Why, when you can attach to a frame like shown above.


----------



## Jolly Roger (Aug 14, 2017)

Why not? And use less paracord by drilling a hole. Or not.


----------



## Royleonard (Jun 30, 2017)

Aesthetically it may be better not to drill a hole.At times the material may not allow a hole to be drilled.It’s just an option not a mandate.


----------



## Jolly Roger (Aug 14, 2017)

No lanyard hole just indicates to me that the maker didn't finish the job.


----------



## Royleonard (Jun 30, 2017)

You right folly roger.


----------



## brucered (Dec 30, 2015)

Jolly Roger said:


> No lanyard hole just indicates to me that the maker didn't finish the job.


Where do you come up with this stuff? Do you make it up or think about it before you post it?

You have successfully managed to put down every maker who doesn't use a lanyard hole, with a single post.

Congrats on another fine observation.


----------



## AaronMB (May 1, 2013)

Well said once again, Bruce.


----------



## Cjw (Nov 1, 2012)

Half the slingshots I own don't have lanyard holes some have indentations for your little finger for better grip. A lanyard would be out of place. I don't miss one. Maybe it's my grip is still strong enough that I don't have to worry about the slingshot flying out of my hand at hitting me in the melon.

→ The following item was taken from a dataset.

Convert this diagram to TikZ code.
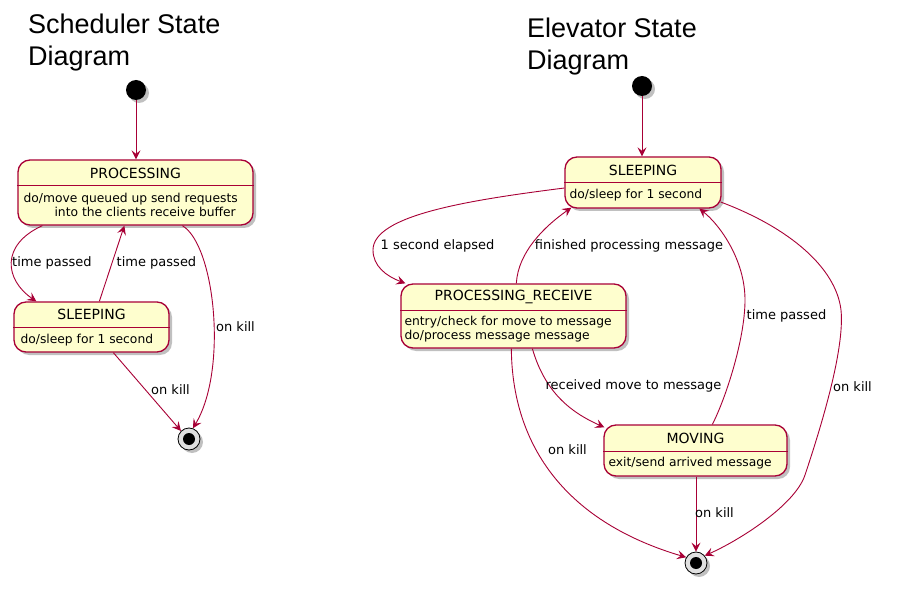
\documentclass[tikz,border=0pt]{standalone}
\usepackage{fontspec}
\newfontfamily\dv{DejaVu Sans}
\newfontfamily\lib{Liberation Sans}
\usetikzlibrary{arrows.meta,shadows,calc}
\definecolor{umlred}{HTML}{A80036}
\definecolor{umlfill}{HTML}{FEFECE}
\begin{document}
\begin{tikzpicture}[x=1pt,y=-1pt,
  shade/.style={drop shadow={shadow xshift=3pt,shadow yshift=-3pt,opacity=0.35,fill=black!70}},
  statebox/.style={draw=umlred,fill=umlfill,line width=1.3pt,rounded corners=12pt,inner sep=0pt,shade},
  divider/.style={draw=umlred,line width=1.3pt},
  stitle/.style={font=\dv\fontsize{14}{16}\selectfont,inner sep=0pt},
  sbody/.style={font=\dv\fontsize{12.3}{14}\selectfont,inner sep=0pt,align=left,anchor=west},
  lbl/.style={font=\dv\fontsize{13}{15}\selectfont,inner sep=0pt},
  dtitle/.style={font=\lib\fontsize{27}{32}\selectfont,inner sep=0pt,align=left,anchor=north west},
  initst/.style={circle,fill=black,minimum size=20pt,inner sep=0pt,shade},
  finalst/.style={circle,draw=black,fill=black!12,line width=0.8pt,minimum size=22pt,inner sep=0pt,shade},
  finalin/.style={circle,fill=black,minimum size=12pt,inner sep=0pt},
  tr/.style={draw=umlred,line width=0.9pt,-{Stealth[length=9pt,width=9pt,inset=3.5pt]}}
]
\useasboundingbox (0,0) rectangle (905,596);
\fill[white] (0,0) rectangle (905,596);

% ---------- Scheduler ----------
\node[dtitle] (t1) at (28,14) {Scheduler State\\Diagram};
\node[initst] (init1) at (136,90) {};

\node[statebox,minimum width=235pt,minimum height=65pt] (proc) at (135.5,192.5) {};
\draw[divider] ($(proc.north west)+(0,26)$) -- ($(proc.north east)+(0,26)$);
\node[stitle] (procT) at ($(proc.north)+(0,14)$) {PROCESSING};
\node[sbody] (procB) at ($(proc.north west)+(6,45.5)$) {do/move queued up send requests\\\hspace*{31pt}into the clients receive buffer};

\node[statebox,minimum width=155pt,minimum height=50pt] (sleep1) at (91.5,327) {};
\draw[divider] ($(sleep1.north west)+(0,26)$) -- ($(sleep1.north east)+(0,26)$);
\node[stitle] (sleep1T) at ($(sleep1.north)+(0,13)$) {SLEEPING};
\node[sbody] (sleep1B) at ($(sleep1.north west)+(7,38.5)$) {do/sleep for 1 second};

\node[finalst] (final1) at (189,439) {};
\node[finalin] (final1i) at (final1) {};

\draw[tr] (init1) -- (proc.north -| init1);
\draw[tr] ($(proc.south west)+(25,0)$) .. controls (0,245) and (5,280) .. ($(sleep1.north west)+(23,0)$);
\draw[tr] ($(sleep1.north west)+(86,0)$) -- ($(proc.south west)+(107,0)$);
\draw[tr] ($(proc.south west)+(165,0)$) .. controls (215,245) and (228,370) .. (final1.70);
\draw[tr] ($(sleep1.south west)+(100,0)$) -- (final1.135);

\node[lbl] (l1) at (52,263) {time passed};
\node[lbl] (l2) at (156.5,263) {time passed};
\node[lbl] (l3) at (235.5,327) {on kill};
\node[lbl] (l4) at (170.5,390) {on kill};

% ---------- Elevator ----------
\node[dtitle] (t2) at (527,18) {Elevator State\\Diagram};
\node[initst] (init2) at (642,86) {};

\node[statebox,minimum width=156pt,minimum height=51pt] (sleep2) at (643,182.5) {};
\draw[divider] ($(sleep2.north west)+(0,26)$) -- ($(sleep2.north east)+(0,26)$);
\node[stitle] (sleep2T) at ($(sleep2.north)+(0,14)$) {SLEEPING};
\node[sbody] (sleep2B) at ($(sleep2.north west)+(5,38.5)$) {do/sleep for 1 second};

\node[statebox,minimum width=225pt,minimum height=64pt] (recv) at (513.5,316) {};
\draw[divider] ($(recv.north west)+(0,27)$) -- ($(recv.north east)+(0,27)$);
\node[stitle] (recvT) at ($(recv.north)+(0,14)$) {PROCESSING\_RECEIVE};
\node[sbody] (recvB) at ($(recv.north west)+(4,46)$) {entry/check for move to message\\do/process message message};

\node[statebox,minimum width=183pt,minimum height=51pt] (mov) at (695.5,450.5) {};
\draw[divider] ($(mov.north west)+(0,27)$) -- ($(mov.north east)+(0,27)$);
\node[stitle] (movT) at ($(mov.north)+(0,14)$) {MOVING};
\node[sbody] (movB) at ($(mov.north west)+(5,39)$) {exit/send arrived message};

\node[finalst] (final2) at (696,563) {};
\node[finalin] (final2i) at (final2) {};

\coordinate (r1m) at (373,250);
\coordinate (r3a) at (841,310);
\coordinate (r3b) at (805,475);
\coordinate (r4m) at (745,300);

\draw[tr] (init2) -- (sleep2.north -| init2);
\draw[tr] ($(sleep2.west)+(0,5.5)$) .. controls (470,200) and (373,215) .. (r1m) .. controls (373,266) and (386,276) .. ($(recv.north west)+(5,0)$);
\draw[tr] ($(recv.north west)+(116,0)$) .. controls (518,252) and (545,226) .. ($(sleep2.south west)+(7,-1)$);
\draw[tr] ($(sleep2.east)+(-1,19.5)$) .. controls (790,228) and (836,268) .. (r3a) .. controls (845,350) and (820,430) .. (r3b) .. controls (795,505) and (740,540) .. (final2.40);
\draw[tr] ($(mov.north west)+(109,0)$) .. controls (725,400) and (745,340) .. (r4m) .. controls (745,260) and (720,225) .. ($(sleep2.south west)+(135,0)$);
\draw[tr] ($(recv.south west)+(132,0)$) .. controls (545,392) and (570,412) .. ($(mov.north west)+(1,3)$);
\draw[tr] ($(recv.south west)+(111,0)$) .. controls (512,440) and (560,520) .. (final2.150);
\draw[tr] (mov.south -| final2) -- (final2.north);

\node[lbl] (m1) at (437.5,246) {1 second elapsed};
\node[lbl] (m2) at (629,246) {finished processing message};
\node[lbl] (m3) at (786.5,316) {time passed};
\node[lbl] (m4) at (852.5,387) {on kill};
\node[lbl] (m5) at (633.5,386) {received move to message};
\node[lbl] (m6) at (567.5,450) {on kill};
\node[lbl] (m7) at (714.5,513) {on kill};
\end{tikzpicture}
\end{document}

Sent from my iPhone using Tapatalk


----------



## Jolly Roger (Aug 14, 2017)

A really cute little HDPE unfinished red mules slingshot I bought on eBay for $14 and free shipping. It is real nice to carry in my hip pocket or to shoot red BBs inside with. Yes it has fork holes drilled to accept small tubes with a BB stuck in the end. But no lanyard hole. However, it isn't long enough to stick out the end of my hand and I sure don't need a lanyard tor a brace on it. But for $14 I couldn't go wrong and it sure is a cute little thing. Even if it is unfinished, I just had to click that Buy It Now button. I still think I will finish the job and drill a lanyard hole.


----------